Officials of NASA Heliosfearic Division today reluctantly announced the postponement of the launch of the Solar Dynamics Observer until such a time as the Sun becomes dynamic again. The head of the Division, Rich Phisher, pointed out that they had already launched one mission, STEREO, into this deepest solar minimum of the Space Age, and they were not going to repeat that mistake with SDO. His assistant for solar programs, Ugotta Like-her, noted that the current solar behavior can be interpreted in two ways, neither of them good for SDO. One school of thought likens this period of quiet solar behavior to the lowering of the level of the sea right before the arrival of a tsunami. The safest place for SDO is on the ground under the shield of the Earth's magnetic field and atmosphere. "We can launch when the worst is over," she adds. The second school of thought proposes that the cessation of solar activity is the beginning of a new Maunder minimum, perhaps lasting over a hundred years.
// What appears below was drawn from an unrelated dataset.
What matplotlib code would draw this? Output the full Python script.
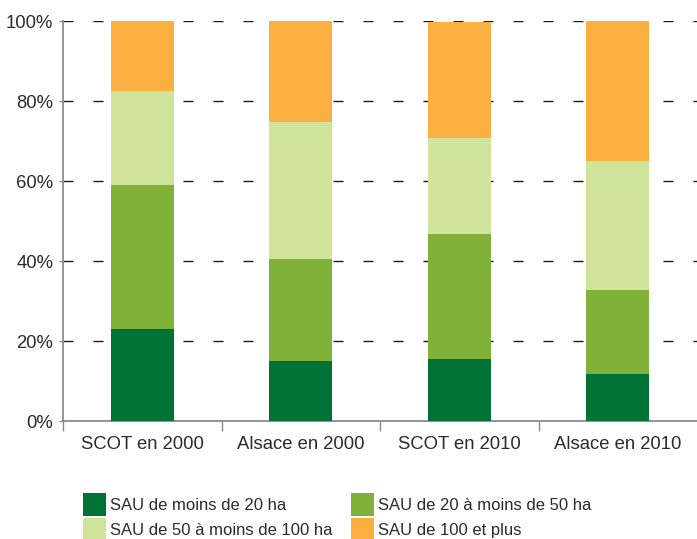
import matplotlib
matplotlib.use('Agg')
import matplotlib.pyplot as plt
from matplotlib.patches import Patch
import numpy as np

plt.rcParams['font.family'] = ['Liberation Sans', 'DejaVu Sans']

categories = ['SCOT en 2000', 'Alsace en 2000', 'SCOT en 2010', 'Alsace en 2010']
series_names = ['SAU de moins de 20 ha', 'SAU de 20 à moins de 50 ha',
                'SAU de 50 à moins de 100 ha', 'SAU de 100 et plus']
# shares in % for each size class
moins_20 = [23.0, 15.0, 15.5, 11.75]
de_20_50 = [36.0, 25.5, 31.25, 21.0]
de_50_100 = [23.5, 34.25, 24.0, 32.25]
plus_100 = [17.5, 25.25, 28.95, 35.0]
colors = ['#007236', '#80b23a', '#d0e39b', '#fbb041']

text_col = '#2b2b2b'
spine_col = '#8a8a8a'
fs = 13.3

fig = plt.figure(figsize=(6.97, 5.39), dpi=100)
ax = fig.add_axes([63 / 697, 1 - 421 / 539, 634 / 697, 400 / 539])

x = np.arange(len(categories))
bottom = np.zeros(len(categories))
for vals, col, name in zip([moins_20, de_20_50, de_50_100, plus_100], colors, series_names):
    ax.bar(x, vals, width=0.40, bottom=bottom, color=col, label=name, zorder=3)
    bottom += np.array(vals)

ax.set_xlim(-0.5, len(categories) - 0.5)
ax.set_ylim(0, 100)

# dashed grid lines
for yv in [20, 40, 60, 80, 100]:
    ax.axhline(yv, color='#1a1a1a', lw=1.0, dashes=(7.2, 14.4), zorder=1)

ax.set_yticks([0, 20, 40, 60, 80, 100])
ax.set_yticklabels(['0%', '20%', '40%', '60%', '80%', '100%'])
ax.tick_params(axis='y', length=3, width=1, color=spine_col, pad=4,
               labelsize=fs, labelcolor=text_col)

ax.set_xticks(x)
ax.set_xticklabels(categories)
ax.set_xticks(np.arange(len(categories)) - 0.5, minor=True)
ax.tick_params(axis='x', which='major', length=0, pad=11,
               labelsize=fs, labelcolor=text_col)
ax.tick_params(axis='x', which='minor', length=7, width=1, color=spine_col)

for side in ['top', 'right']:
    ax.spines[side].set_visible(False)
for side in ['left', 'bottom']:
    ax.spines[side].set_color(spine_col)
    ax.spines[side].set_linewidth(1.3)

handles = [Patch(facecolor=c, edgecolor='none') for c in colors]
order = [0, 2, 1, 3]
fig.legend([handles[i] for i in order], [series_names[i] for i in order],
           ncol=2, loc='upper left', bbox_to_anchor=(83 / 697, 1 - 493 / 539),
           frameon=False, fontsize=12, handlelength=1.38, handleheight=1.75,
           handletextpad=0.25, labelspacing=0.12, columnspacing=1.08,
           borderpad=0, borderaxespad=0, labelcolor=text_col)

fig.savefig('out.png', dpi=100)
The project scientist for the STEREO mission, Mike Wiser, favors this explanation and bristles at the suggestion that any mistake was made in launching STEREO. "In fact," he points out, "we have 150 years of control gas on board that can keep the cameras pointed at the Sun for more than a whole Maunder minimum." When contacted about the postponement, the PI of the major instrument on SDO, Phul Sharer, conveyed his extreme disappointment at the postponement that leaves him nothing at all to share with the science community.

Now that April 1 is past, let me speak freely.  As someone who works with STEREO data, I admit to total agreement that, although solar minimum is worth studying, we need some solar activity pronto!  Preferably a big short-out-the-US CME (coronal mass ejection).  Is it really too much to ask that the entire earth be threatened, just once, in the name of science?  Pretty please?